While the Royals have added more depth to the system with their summer moves and the draft, the organization still lacks high-end talent. The Royals were just the second team since 2000 to have back-to-back years with zero Baseball America Top 100 prospects. This summer they finally added first-round pick Brady Singer to that list, coming at #59, but even their profile doesn’t see him as a high-upside player, writing his potential is as a “potential middle-of-the-rotation arm.”
The Braves blog Talking Chop took a composite of mid-season Top 100 prospect lists to rank organizations. This isn’t a comprehensive look at farm systems like other assessments, but simply a relative ranking based on upper-end talent. Writer Doc Herbert found the Royals still rank 26th, with only two players - Singer and Matias - making top 100 lists, while teams like the Braves and Padres have over 10 prospects to make such lists.
This lack of high-end talent is a problem for a team on a rebuild, writes Kansas City Star writer Sam McDowell.
To be sure, the Royals can still find the path of their predecessors, but the likeliness that they capture the brisk nature of those turnarounds appears slim, given the numbers....
There are avenues to win without the high-ranked prospects. Whit Merrifield was never in the top 100 (yet Kyle Zimmer cracked the list three separate years). The production from prospects is fickle. A boatload of them never even reach the major leagues.
But the rankings do mean something. The success of those 100-loss teams proves that. They had quality and quantity, and at least in the Cubs’ case, they had dollars to spend to supplement the looming impact of a farm system.

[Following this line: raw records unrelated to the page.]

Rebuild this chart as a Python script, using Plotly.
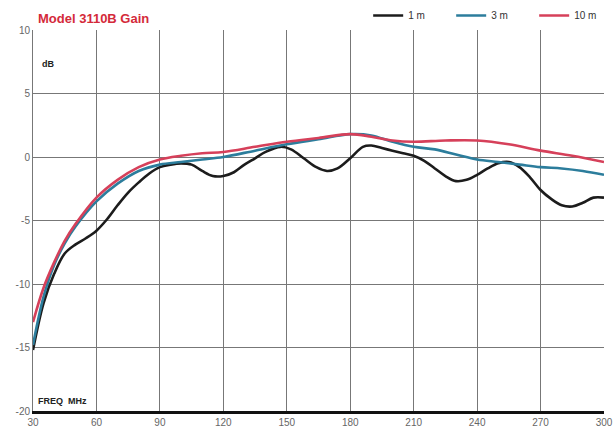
import plotly.graph_objects as go

# ---- data ----
freq_1m = [30, 35, 40, 45, 50, 55, 60, 65, 70, 75, 80, 85, 90, 95, 100, 105, 110, 115, 120,
           125, 130, 135, 140, 147, 152, 158, 164, 169, 174, 180, 186, 190, 195, 200, 205,
           210, 215, 220, 225, 230, 235, 240, 245, 250, 255, 260, 265, 270, 275, 280, 285,
           290, 295, 300]
gain_1m = [-15.2, -11.5, -9.2, -7.6, -6.9, -6.4, -5.8, -4.9, -3.8, -2.8, -2.0, -1.3, -0.8,
           -0.6, -0.5, -0.6, -1.1, -1.5, -1.5, -1.2, -0.6, -0.1, 0.4, 0.8, 0.6, -0.1, -0.8,
           -1.1, -0.9, -0.1, 0.8, 0.9, 0.7, 0.5, 0.3, 0.1, -0.3, -0.9, -1.5, -1.9, -1.8, -1.4,
           -0.9, -0.5, -0.4, -0.8, -1.6, -2.6, -3.3, -3.8, -3.9, -3.6, -3.2, -3.2]

freq_3m = [30, 35, 40, 45, 50, 60, 70, 80, 90, 100, 110, 120, 135, 150, 165, 180, 190, 200,
           210, 220, 230, 240, 250, 260, 270, 280, 290, 300]
gain_3m = [-14.8, -11.0, -8.5, -6.8, -5.5, -3.5, -2.1, -1.1, -0.6, -0.4, -0.2, 0.0, 0.5, 1.0,
           1.4, 1.8, 1.7, 1.2, 0.8, 0.6, 0.2, -0.2, -0.4, -0.6, -0.8, -0.9, -1.1, -1.4]

freq_10m = [30, 35, 40, 45, 50, 60, 70, 80, 90, 100, 110, 120, 135, 150, 165, 180, 190, 200,
            210, 225, 240, 255, 270, 285, 300]
gain_10m = [-13.0, -10.3, -8.3, -6.6, -5.3, -3.2, -1.8, -0.8, -0.2, 0.1, 0.3, 0.4, 0.8, 1.2,
            1.5, 1.8, 1.6, 1.3, 1.2, 1.3, 1.3, 1.0, 0.5, 0.1, -0.4]

x_ticks = [30, 60, 90, 120, 150, 180, 210, 240, 270, 300]
y_ticks = [-20, -15, -10, -5, 0, 5, 10]

series = [
    ("1 m", freq_1m, gain_1m, "#1c1c1c"),
    ("3 m", freq_3m, gain_3m, "#2c7d9c"),
    ("10 m", freq_10m, gain_10m, "#d6405a"),
]

FONT = "Liberation Sans Narrow, Liberation Sans, Arial, sans-serif"

fig = go.Figure()
for name, xs, ys, col in series:
    fig.add_trace(go.Scatter(x=xs, y=ys, name=name, mode="lines",
                             line=dict(color=col, width=2.6, shape="spline", smoothing=1.0)))

fig.update_layout(
    width=614, height=436,
    margin=dict(l=33, r=10, t=30, b=25, autoexpand=False),
    paper_bgcolor="white", plot_bgcolor="white",
    font=dict(family=FONT, size=10, color="#555"),
    showlegend=True,
    legend=dict(orientation="h", x=0.587, xanchor="left", y=1.0, yanchor="bottom",
                font=dict(family=FONT, size=10, color="#333"),
                bgcolor="rgba(0,0,0,0)", entrywidth=38, tracegroupgap=0),
    xaxis=dict(range=[30, 300], tickvals=x_ticks, ticktext=[str(v) for v in x_ticks],
               showgrid=True, gridcolor="#777", gridwidth=1, zeroline=False,
               showline=True, linecolor="#111", linewidth=3, ticks="",
               ticklabeloverflow="allow",
               tickfont=dict(family=FONT, size=10, color="#666")),
    yaxis=dict(range=[-20, 10], tickvals=y_ticks, ticktext=[str(v) for v in y_ticks],
               showgrid=True, gridcolor="#777", gridwidth=1, zeroline=False,
               showline=True, linecolor="#777", linewidth=1, ticks="",
               ticklabeloverflow="allow",
               tickfont=dict(family=FONT, size=10, color="#666")),
    annotations=[
        dict(text="<b>Model 3110B Gain</b>", xref="paper", yref="paper", x=0.006, y=1.0,
             xanchor="left", yanchor="bottom", yshift=2, showarrow=False,
             font=dict(family=FONT, size=13, color="#d42a3a")),
        dict(text="<b>dB</b>", xref="paper", yref="paper", x=0.012, y=0.91,
             xanchor="left", yanchor="middle", showarrow=False,
             font=dict(family=FONT, size=9, color="#222")),
        dict(text="<b>FREQ  MHz</b>", xref="paper", yref="paper", x=0.006, y=0.0,
             xanchor="left", yanchor="bottom", yshift=3, showarrow=False,
             font=dict(family=FONT, size=9, color="#222")),
    ],
)

fig.write_html("out.html", config={"displayModeBar": False},
               post_script="document.body.style.margin='0';")
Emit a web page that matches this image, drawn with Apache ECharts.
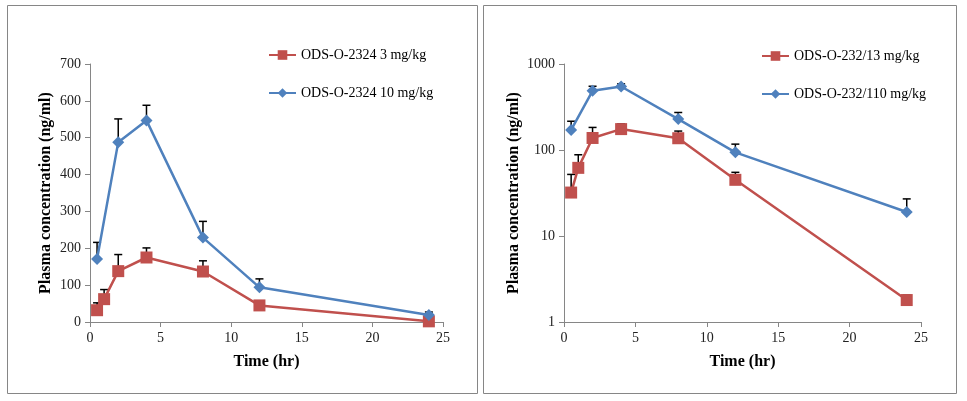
<!DOCTYPE html>
<html>
<head>
<meta charset="utf-8">
<script src="https://cdn.jsdelivr.net/npm/echarts@6/dist/echarts.min.js"></script>
<style>html,body{margin:0;padding:0;background:#fff}#c{width:967px;height:401px}</style>
</head>
<body>
<div id="c"></div>
<script>
// ---- data ----
const times3 = [0.5, 1, 2, 4, 8, 12, 24];
const dose3Mean = [32, 62, 138, 175, 137, 45, 1.8];
const dose3SD = [20, 26, 45, 26, 29, 10, 0.25];
const times10 = [0.5, 2, 4, 8, 12, 24];
const dose10Mean = [171, 488, 547, 229, 94, 19];
const dose10SD = [45, 63, 41, 44, 23, 8];
const namesLeft = ['ODS-O-2324 3 mg/kg', 'ODS-O-2324 10 mg/kg'];
const namesRight = ['ODS-O-232/13 mg/kg', 'ODS-O-232/110 mg/kg'];
const xTitle = 'Time (hr)';
const yTitle = 'Plasma concentration (ng/ml)';

const RED = '#C0504D', BLUE = '#4F81BD', AXIS = '#868686';
const FONT = "'Liberation Serif', 'Times New Roman', serif";

const chart = echarts.init(document.getElementById('c'), null, {renderer: 'canvas'});

function pts(t, m) { return t.map((x, i) => [x, m[i]]); }
function errPts(t, m, s) { return t.map((x, i) => [x, m[i], m[i] + s[i]]); }

function errSeries(xi, yi, data) {
  return {
    type: 'custom', xAxisIndex: xi, yAxisIndex: yi, z: 1, silent: true,
    data: data,
    renderItem: function (params, api) {
      const p0 = api.coord([api.value(0), api.value(1)]);
      const p1 = api.coord([api.value(0), api.value(2)]);
      const hw = 4;
      return {
        type: 'group',
        children: [
          {type: 'line', shape: {x1: p0[0], y1: p0[1], x2: p1[0], y2: p1[1]}, style: {stroke: '#000', lineWidth: 1.5}},
          {type: 'line', shape: {x1: p1[0] - hw, y1: p1[1], x2: p1[0] + hw, y2: p1[1]}, style: {stroke: '#000', lineWidth: 1.5}}
        ]
      };
    }
  };
}

function lineSeries(name, xi, yi, data, color, sym, size) {
  return {
    name: name, type: 'line', xAxisIndex: xi, yAxisIndex: yi, z: 3,
    data: data, symbol: sym, symbolSize: size, showSymbol: true,
    lineStyle: {color: color, width: 2.5}, itemStyle: {color: color},
    animation: false
  };
}

const axisLabelStyle = {color: '#222', fontFamily: FONT, fontSize: 14};
const nameStyle = {color: '#000', fontFamily: FONT, fontSize: 16, fontWeight: 'bold'};

function xAx(gi) {
  return {
    type: 'value', gridIndex: gi, min: 0, max: 25, interval: 5,
    axisLine: {show: true, onZero: false, lineStyle: {color: AXIS, width: 1}},
    axisTick: {show: true, length: 5, lineStyle: {color: AXIS}},
    axisLabel: Object.assign({margin: 9}, axisLabelStyle),
    splitLine: {show: false},
    name: xTitle, nameLocation: 'middle', nameGap: 32, nameTextStyle: nameStyle
  };
}

const legendText = {fontFamily: FONT, fontSize: 14, color: '#000'};

const option = {
  animation: false,
  backgroundColor: '#fff',
  graphic: [
    {type: 'rect', shape: {x: 7.5, y: 5.5, width: 470, height: 388}, style: {fill: 'none', stroke: AXIS, lineWidth: 1}},
    {type: 'rect', shape: {x: 483.5, y: 5.5, width: 473, height: 388}, style: {fill: 'none', stroke: AXIS, lineWidth: 1}}
  ],
  grid: [
    {left: 90, right: 967 - 443, top: 64, bottom: 401 - 322},
    {left: 564, right: 967 - 921, top: 64, bottom: 401 - 322}
  ],
  xAxis: [xAx(0), xAx(1)],
  yAxis: [
    {
      type: 'value', gridIndex: 0, min: 0, max: 700, interval: 100,
      axisLine: {show: true, lineStyle: {color: AXIS, width: 1}},
      axisTick: {show: true, length: 5, lineStyle: {color: AXIS}},
      axisLabel: Object.assign({margin: 9}, axisLabelStyle),
      splitLine: {show: false},
      name: yTitle, nameLocation: 'middle', nameGap: 36, nameRotate: 90, nameTextStyle: nameStyle
    },
    {
      type: 'log', logBase: 10, gridIndex: 1, min: 1, max: 1000,
      axisLine: {show: true, lineStyle: {color: AXIS, width: 1}},
      axisTick: {show: true, length: 5, lineStyle: {color: AXIS}},
      axisLabel: Object.assign({margin: 9, formatter: function (v) { return String(Math.round(v)); }}, axisLabelStyle),
      splitLine: {show: false}, minorTick: {show: false},
      name: yTitle, nameLocation: 'middle', nameGap: 42, nameRotate: 90, nameTextStyle: nameStyle
    }
  ],
  legend: [
    {
      data: namesLeft, orient: 'vertical', left: 263, top: 43, itemWidth: 27, itemHeight: 12, itemGap: 24,
      textStyle: legendText, selectedMode: false
    },
    {
      data: namesRight, orient: 'vertical', left: 756, top: 44, itemWidth: 27, itemHeight: 12, itemGap: 24,
      textStyle: legendText, selectedMode: false
    }
  ],
  series: [
    errSeries(0, 0, errPts(times3, dose3Mean, dose3SD)),
    errSeries(0, 0, errPts(times10, dose10Mean, dose10SD)),
    errSeries(1, 1, errPts(times3, dose3Mean, dose3SD)),
    errSeries(1, 1, errPts(times10, dose10Mean, dose10SD)),
    lineSeries(namesLeft[0], 0, 0, pts(times3, dose3Mean), RED, 'rect', 12),
    lineSeries(namesLeft[1], 0, 0, pts(times10, dose10Mean), BLUE, 'diamond', 12),
    lineSeries(namesRight[0], 1, 1, pts(times3, dose3Mean), RED, 'rect', 12),
    lineSeries(namesRight[1], 1, 1, pts(times10, dose10Mean), BLUE, 'diamond', 12)
  ]
};
chart.setOption(option);
</script>
</body>
</html>
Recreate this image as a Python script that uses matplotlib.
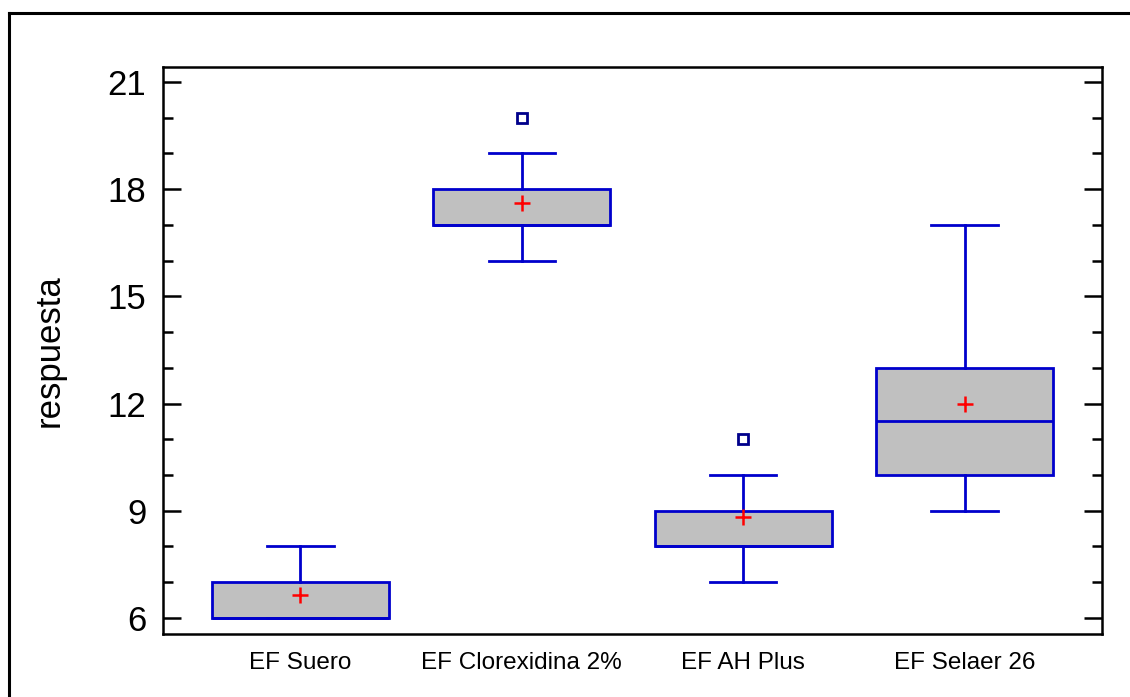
import matplotlib

matplotlib.use("Agg")
import matplotlib.pyplot as plt  # noqa: E402
from matplotlib.lines import Line2D  # noqa: E402
from matplotlib.ticker import MultipleLocator  # noqa: E402

# group labels and box-plot statistics
groups = ["EF Suero", "EF Clorexidina 2%", "EF AH Plus", "EF Selaer 26"]
q1 = [6, 17, 8, 10]
med = [6, 17, 8, 11.5]
q3 = [7, 18, 9, 13]
whis_lo = [6, 16, 7, 9]
whis_hi = [8, 19, 10, 17]
means = [6.63, 17.6, 8.83, 12.0]
outliers = [[], [20], [11], []]

W, H = 1130, 697
plt.rcParams["font.family"] = ["Liberation Sans", "DejaVu Sans"]

fig = plt.figure(figsize=(W / 100, H / 100), dpi=100)
ax = fig.add_axes([163 / W, 1 - 634 / H, (1102 - 163) / W, (634 - 67) / H])

stats = []
for i, g in enumerate(groups):
    stats.append(dict(label=g, q1=q1[i], med=med[i], q3=q3[i],
                      whislo=whis_lo[i], whishi=whis_hi[i],
                      mean=means[i], fliers=outliers[i]))

blue = "#0000CC"
ax.bxp(stats, positions=range(1, 5), widths=0.8, patch_artist=True,
       showmeans=True, showcaps=True,
       boxprops=dict(facecolor="#C0C0C0", edgecolor=blue, linewidth=2),
       medianprops=dict(color=blue, linewidth=2),
       whiskerprops=dict(color=blue, linewidth=2),
       capprops=dict(color=blue, linewidth=2),
       capwidths=0.3,
       meanprops=dict(marker="+", markeredgecolor="red", markersize=11,
                      markeredgewidth=1.8),
       flierprops=dict(marker="s", markerfacecolor="none", markeredgecolor="#00008B",
                       markersize=7, markeredgewidth=2))

ax.set_xlim(0.38, 4.62)
ax.set_ylim(5.55, 21.42)
ax.yaxis.set_major_locator(MultipleLocator(3))
ax.yaxis.set_minor_locator(MultipleLocator(1))
ax.tick_params(axis="y", which="major", direction="in", length=13, width=1.8,
               right=True, labelsize=25, pad=12)
ax.tick_params(axis="y", which="minor", direction="in", length=7, width=1.8,
               right=True)
ax.tick_params(axis="x", length=0, labelsize=17.5, pad=13)
for sp in ax.spines.values():
    sp.set_linewidth(1.8)

ax.set_ylabel("respuesta", fontsize=25, labelpad=30)

# outer frame of the picture (right and bottom run off the image)
fig.add_artist(Line2D([9 / W, 9 / W], [1 - 13 / H, 0], color="black", linewidth=2.2))
fig.add_artist(Line2D([9 / W, 1], [1 - 13 / H, 1 - 13 / H], color="black", linewidth=2.2))

fig.savefig("out.png", dpi=100)
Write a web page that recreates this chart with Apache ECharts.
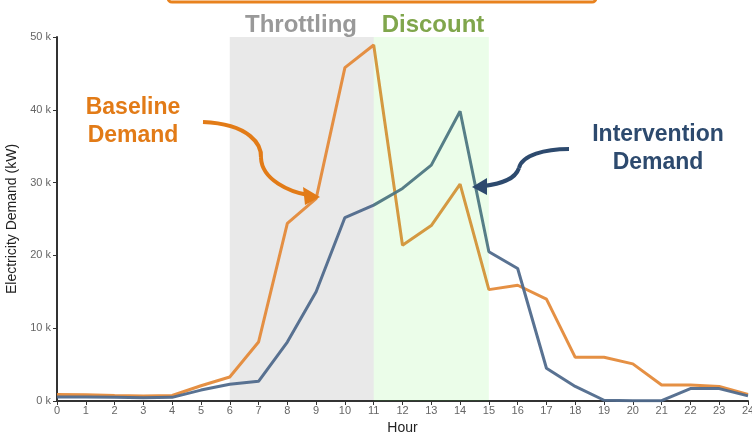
<!DOCTYPE html>
<html><head><meta charset="utf-8">
<script src="https://cdn.jsdelivr.net/npm/echarts@6/dist/echarts.min.js"></script>
<style>html,body{margin:0;padding:0;background:#fff}#c{width:752px;height:432px}</style>
</head><body><div id="c"></div>
<script>
const hours = [0,1,2,3,4,5,6,7,8,9,10,11,12,13,14,15,16,17,18,19,20,21,22,23,24];
const baselineDemand = [900,850,750,700,750,2100,3300,8100,24400,27800,45800,48900,21400,24100,29800,15300,15900,14000,6000,6000,5100,2200,2200,2000,900];
const interventionDemand = [550,550,500,450,500,1500,2300,2700,8100,15000,25200,26900,29200,32400,39800,20500,18200,4500,2000,100,50,50,1700,1700,700];
const yTicks = [0,10000,20000,30000,40000,50000];
const throttlingWindow = [6,11];
const discountWindow = [11,15];

const chart = echarts.init(document.getElementById('c'), null, {renderer:'canvas'});
const pair = (xs, ys) => xs.map((x,i)=>[x, ys[i]]);

chart.setOption({
  animation:false,
  grid:{left:57,right:4,top:37,bottom:31,outerBoundsMode:'none',containLabel:false},
  xAxis:{
    type:'value', min:0, max:24, interval:1,
    name:'Hour', nameLocation:'middle', nameGap:17,
    nameTextStyle:{color:'#222',fontSize:14,fontFamily:'Liberation Sans'},
    axisLine:{show:true,lineStyle:{color:'#333',width:2}},
    axisTick:{show:true,length:4,lineStyle:{color:'#333'}},
    axisLabel:{color:'#666',fontSize:11,margin:4,fontFamily:'Liberation Sans'},
    splitLine:{show:false}
  },
  yAxis:{
    type:'value', min:yTicks[0], max:yTicks[yTicks.length-1], interval:10000,
    name:'Electricity Demand (kW)', nameLocation:'middle', nameGap:33,
    nameTextStyle:{color:'#222',fontSize:14,fontFamily:'Liberation Sans'},
    axisLine:{show:true,lineStyle:{color:'#333',width:2}},
    axisTick:{show:true,length:4,lineStyle:{color:'#333'}},
    axisLabel:{color:'#666',fontSize:11,margin:6,fontFamily:'Liberation Sans',formatter:v=>(v/1000)+' k'},
    splitLine:{show:false}
  },
  series:[
    {type:'line',data:[],z:1,silent:true,
     markArea:{silent:true,z:0,itemStyle:{color:'#e9e9e9'},data:[[{xAxis:throttlingWindow[0]},{xAxis:throttlingWindow[1]}]]}},
    {name:'Baseline',type:'line',data:pair(hours,baselineDemand),symbol:'none',z:2,
     lineStyle:{color:'#e48a3a',width:3,opacity:0.95}},
    {name:'Intervention',type:'line',data:pair(hours,interventionDemand),symbol:'none',z:2,
     lineStyle:{color:'#506a8c',width:3,opacity:0.95}},
    {type:'line',data:[],z:10,silent:true,
     markArea:{silent:true,z:10,itemStyle:{color:'rgba(60,235,40,0.1)'},data:[[{xAxis:discountWindow[0]},{xAxis:discountWindow[1]}]]}}
  ],
  graphic:[
    {type:'rect',shape:{x:168,y:-30,width:428,height:32,r:4},style:{fill:'none',stroke:'#e8821e',lineWidth:3}},
    {type:'text',x:301,y:25,style:{text:'Throttling',fill:'#999999',font:'bold 24px "Liberation Sans"',textAlign:'center',textVerticalAlign:'middle'}},
    {type:'text',x:433,y:25,style:{text:'Discount',fill:'#80a64c',font:'bold 24px "Liberation Sans"',textAlign:'center',textVerticalAlign:'middle'}},
    {type:'text',x:133,y:122,style:{text:'Baseline\nDemand',fill:'#e27b17',font:'bold 23px "Liberation Sans"',lineHeight:28,textAlign:'center',textVerticalAlign:'middle'}},
    {type:'text',x:658,y:149,style:{text:'Intervention\nDemand',fill:'#2d4a6e',font:'bold 23px "Liberation Sans"',lineHeight:28,textAlign:'center',textVerticalAlign:'middle'}},
    {type:'bezierCurve',z:20,shape:{x1:203,y1:122,cpx1:250,cpy1:124,cpx2:262,cpy2:145,x2:261,y2:158},style:{stroke:'#e27b17',lineWidth:4,fill:'none'}},
    {type:'bezierCurve',z:20,shape:{x1:261,y1:158,cpx1:262,cpy1:180,cpx2:290,cpy2:192,x2:308,y2:195},style:{stroke:'#e27b17',lineWidth:4,fill:'none'}},
    {type:'polygon',z:20,shape:{points:[[320,197],[303,187],[305,205]]},style:{fill:'#e27b17'}},
    {type:'bezierCurve',z:20,shape:{x1:569,y1:149,cpx1:545,cpy1:149,cpx2:522,cpy2:155,x2:519,y2:168},style:{stroke:'#2d4a6e',lineWidth:4,fill:'none'}},
    {type:'bezierCurve',z:20,shape:{x1:519,y1:168,cpx1:515,cpy1:180,cpx2:500,cpy2:184,x2:484,y2:186},style:{stroke:'#2d4a6e',lineWidth:4,fill:'none'}},
    {type:'polygon',z:20,shape:{points:[[472,187],[487,178],[487,195]]},style:{fill:'#2d4a6e'}}
  ]
});
</script></body></html>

Without top prospects in the farm system, the Royals will find it very difficult to truly be a contender. They can draft an Eric Hosmer, but they can’t go out and sign him (nor would they necessarily want those players past their reserve years). They can’t sign an ace pitcher, but they can trade in top prospects to acquire a guy like James Shields.
Teams can turn things around quickly of course. A year ago, the Angels were ranked dead last by Baseball America. Before this year that had improved to #14 and this mid-season their ranking was up to #10. Their 2017 first-round pick Jo Adell has had a monster year, emerging as one of the best prospects in baseball, they had a good 2018 draft, and many players already in the system took a big step forward this year.
So there is hope. The Royals will likely have a top two pick in next year’s draft, and have re-committed themselves to spending in Latin America. Farm system rankings are pretty cyclical, and Fangraphs writer Stephen Loftus has found it typically takes two years for a team to go from bottoming out to significantly improving their ranking, although he has found the Royals are in the midst of a long bottoming out that has taken six seasons. Seemingly the Royals have nowhere to go but up.
The question will be - how long will it take for that system to produce results? The Royals had the best farm system in baseball in 2011, but it took two more seasons to even field a winning team. Even if the Royals were to suddenly catapult into the top ten in rankings next year, is that enough time for them to produce a competitive team by 2020, as owner David Glass has suggested?
In the meantime, it is encouraging to see plate discipline from Khalil Lee, power from Seuly Matias, and high-contact and terrific defense from Nicky Lopez. They may not be enough on their own to turn around this farm system, but the Royals will take any minor league success story they can get right now. If the Royals are looking for a home-grown team for the next contender, they either have to add a lot of high-end talent in a hurry, or stretch out their timetable to give themselves more time to find that next star.